[START OF Supplied entries]

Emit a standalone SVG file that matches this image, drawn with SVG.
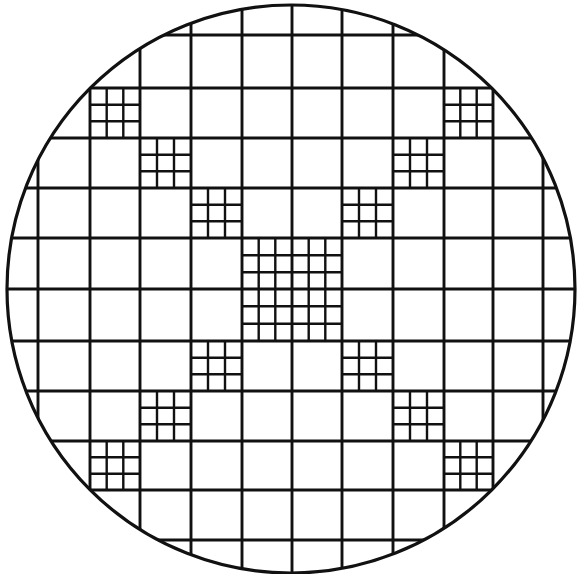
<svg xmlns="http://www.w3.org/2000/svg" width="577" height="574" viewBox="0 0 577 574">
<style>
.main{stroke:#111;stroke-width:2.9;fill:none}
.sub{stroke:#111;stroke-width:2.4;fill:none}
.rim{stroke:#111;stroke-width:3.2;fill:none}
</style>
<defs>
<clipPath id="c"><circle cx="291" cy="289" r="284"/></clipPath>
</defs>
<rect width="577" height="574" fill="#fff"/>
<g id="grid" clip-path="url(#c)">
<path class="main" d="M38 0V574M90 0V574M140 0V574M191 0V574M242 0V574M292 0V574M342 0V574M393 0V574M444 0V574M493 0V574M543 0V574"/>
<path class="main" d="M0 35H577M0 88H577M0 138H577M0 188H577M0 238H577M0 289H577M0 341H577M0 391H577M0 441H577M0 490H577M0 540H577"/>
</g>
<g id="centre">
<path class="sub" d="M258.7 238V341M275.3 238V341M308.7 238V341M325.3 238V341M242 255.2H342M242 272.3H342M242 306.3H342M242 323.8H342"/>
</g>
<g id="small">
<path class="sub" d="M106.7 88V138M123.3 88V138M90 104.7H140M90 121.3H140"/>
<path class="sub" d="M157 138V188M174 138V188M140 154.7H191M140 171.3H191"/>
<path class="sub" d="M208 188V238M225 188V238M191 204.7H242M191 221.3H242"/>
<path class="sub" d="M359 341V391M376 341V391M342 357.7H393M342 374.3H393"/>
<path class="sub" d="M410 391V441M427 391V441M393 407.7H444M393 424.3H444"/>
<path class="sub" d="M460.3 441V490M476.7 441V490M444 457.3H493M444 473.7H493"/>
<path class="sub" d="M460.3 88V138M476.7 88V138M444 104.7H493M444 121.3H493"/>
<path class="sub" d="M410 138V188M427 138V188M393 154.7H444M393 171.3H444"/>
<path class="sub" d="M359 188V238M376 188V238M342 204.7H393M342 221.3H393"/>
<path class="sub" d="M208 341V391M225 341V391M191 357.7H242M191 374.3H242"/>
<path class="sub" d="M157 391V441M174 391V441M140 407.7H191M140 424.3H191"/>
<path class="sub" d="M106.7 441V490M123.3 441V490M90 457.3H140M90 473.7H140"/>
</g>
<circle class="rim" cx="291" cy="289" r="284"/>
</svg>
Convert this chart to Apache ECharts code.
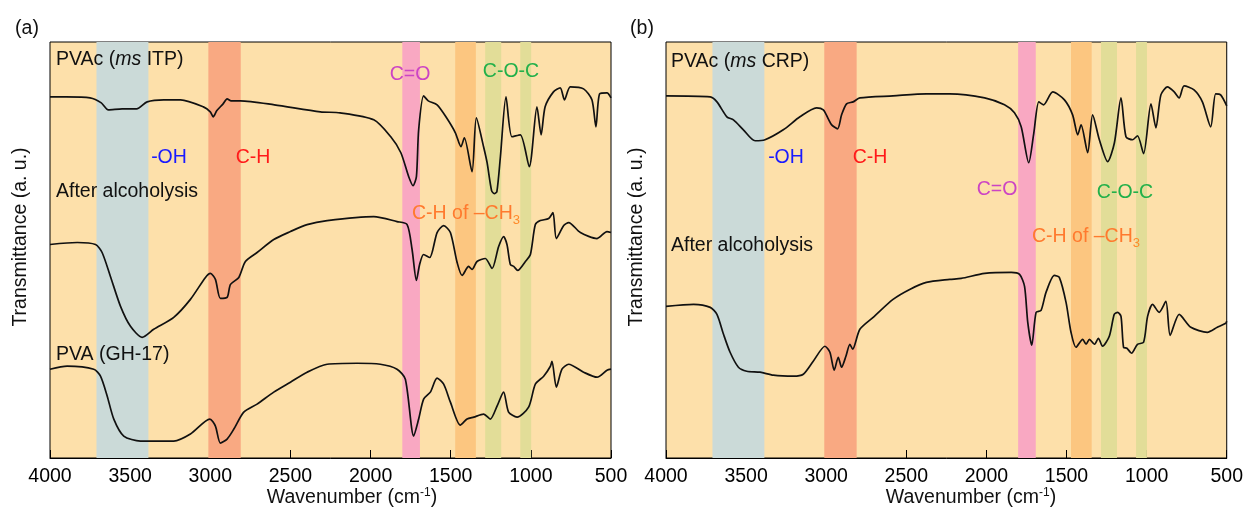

[END OF Supplied entries]

_Exercise description_. Search the records for the string "this" and return every line in which it occurs.

_The completed task_.
Emit a standalone SVG file that matches this image, drawn with SVG.
Convert this chart to Apache ECharts code.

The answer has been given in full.